“When a patient doesn’t show up for an appointment, I worry about them,” said Professor Gopal Iyer, Head and Senior Consultant, Department of Head and Neck Surgery under the Division of Surgery and Surgical Oncology, Singapore General Hospital and National Cancer Centre Singapore (NCCS), Senior Consultant with the SingHealth Duke-NUS Head and Neck Centre and Head of the Division of Medical Sciences, NCCS.
“I have a running joke with the IRB [Institutional Review Board]. They tell me to make sure to de-identify clinical research subjects but that’s impossible because for me each of my patients has a face and name that I remember.”
This is not something I expected to hear from Prof Iyer, a head of a department and two-time awardee of the National Medical Research Council Clinician Scientist Award – Senior Investigator (CSA-SI), for his research on head and neck squamous cell cancers.
National Cancer Centre Singapore’s Prof Gopal Iyer celebrates a successful PhD thesis defence with his mentor at the University of Cambridge.
The expectation is that a clinician scientist is either more of a clinician or more of a scientist and yet, Prof Iyer seems to be equally both. He completed his medical training at the National University of Singapore before pursuing his PhD in molecular carcinogenesis, or molecular tumour formation, at the University of Cambridge, United Kingdom. Prof Iyer went on to train as a surgeon and research fellow in Australia and in the United States. At the end of his Fellowship at Memorial Sloan-Kettering Cancer Centre in New York, United States, he received an award for being the best fellow in the surgical division for operative skill and research output.
Blast from the past - Prof Gopal Iyer and a team of surgeons pose in the early days of National Cancer Centre Singapore.
Prof Iyer came back to NCCS when he realised it was where he could pursue his two passions - surgery and research. One of the first few clinician scientists, he specialised in general surgery and went on to sub-specialise in head and neck surgery. He picked head and neck surgery as it is complex and posed a challenge. The head and neck are involved in multiple functions including breathing, eating, swallowing and speaking, and no two head and neck cancers are the same.

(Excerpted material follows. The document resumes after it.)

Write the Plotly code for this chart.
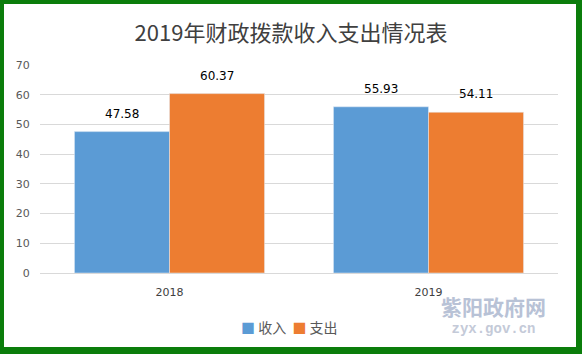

“During my days as a medical student, the patients we saw with head and neck cancers were those who were smokers, drinkers, and labourers – it was a working class disease,” said Prof Iyer. “It was also predominant in Asia, and as a result was very poorly researched, so there was room for us to improve that.”
Prof Iyer began by looking at prognostic factors (characteristics that define the natural history of the disease) for head and neck cancers and examining who does better and who does worse in both the local and international populations. He also explored the development of new therapeutics for the cancer and new ways to use existing drugs to treat it.
Prof Iyer is known for doing research in personalised medicine. He describes it as first identifying patients who might respond to treatment, then determining what combination of treatment will work for them based on their own tumour mutations and tumour burdens. The treatment prescribed for the individual is thus personalised.
“Once you find out more about something specific it can be applied to different cancers. Every time I operate on a case and if that patient recurs, I think about the science and biology of the case. Knowing the tools means that I can answer the questions of why it might be happening and how we can fix it,” said Prof Iyer.
Zooming in to treat squamous cell cancer
In November 2020, Prof Iyer was awarded the Clinician Scientist Award – Senior Investigator (CSA-SI) by the National Medical Research Council for his work on squamous cell carcinoma. With around 500 cases a year in Singapore, Prof Iyer and his team use a precision medicine approach to better match and time the administration of immunotherapies for enhanced treatment outcomes.
With the first award he received in 2017, Prof Iyer and his team used a focused approach to improve patient outcomes using existing therapies. With the current widespread use of immunotherapy, he is hoping to find out how to identify the 20% of patients who respond to this new class of drugs, and more importantly find out why the remaining 80% don’t − and how to make them respond.
The CSA-SI gives Prof Iyer and his team the resources to continue to pursue this personalised view of medicine to make an impact on patient care. With the award, they want to learn what distinguishes patients who responded to the treatment and improve how these patients are identified. The team also hope to expand the number of patients who respond to immunotherapy by looking at administering
existing therapies and exploiting other molecular pathways, cell therapy and vaccines.